Wakeling has said that the song not only called for Thatcher to resign but also for her to "stand down as in get off your soap box. Get off your high horse. Stop trying to talk down to people. You don't really know that much more than them, anyway" as Thatcher "was acting as though she had airs and graces to the manor born". The lyrics "how can it work in this all white law" was written by Andy Cox and alludes to Thatcher's cabinet ministers Geoffrey Howe and William Whitelaw. Wakeling described this line as "one of the best satirical lyrics in literature".

== Release ==
"Stand Down Margaret" was first released on the band's debut studio album I Just Can't Stop It in May 1980 as part of a mash with "Whine and Grine", written by Prince Buster. In August 1980, a remixed dub version was released as a double A-side single with "Best Friend" as the fourth and final single from the album. The proceeds from the sales of the single went to the Anti-Nuclear Campaign and the CND.

== Critical reception ==
Reviewing the song at the time for Record Mirror, Robin Smith wrote "it washes over me not making the slightest impression on my ear drums. What these people don't seem to realise is that we have nuclear missiles because of those damn Ruskies, who are always trying to stir things up. Sucks boo to the lot of yer". However, Martyn Sutton for Melody Maker described it as having "fabulous sax passages and a fiendish beat ... and is just as effective as the original". Retrospectively, Uncut magazine described the song as "polite insurrection set to uptempo reggae and African hi-life guitar".

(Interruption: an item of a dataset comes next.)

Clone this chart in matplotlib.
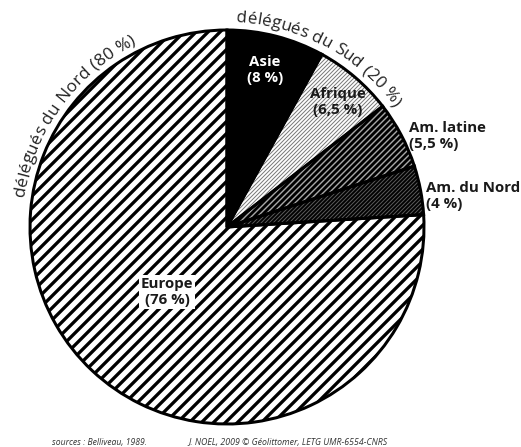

Left-wing singer-songwriter Billy Bragg said that he first heard "Whine and Grine/Stand Down Margaret" on The Old Grey Whistle Test and thought ""this is a nice reggae song." Then all of a sudden it started talking about white law and that pricked my ears: "Wait a minute, stand down Margaret. This is incredible". It was one of the first anti-Thatcher songs I ever heard. I went straight out and bought it".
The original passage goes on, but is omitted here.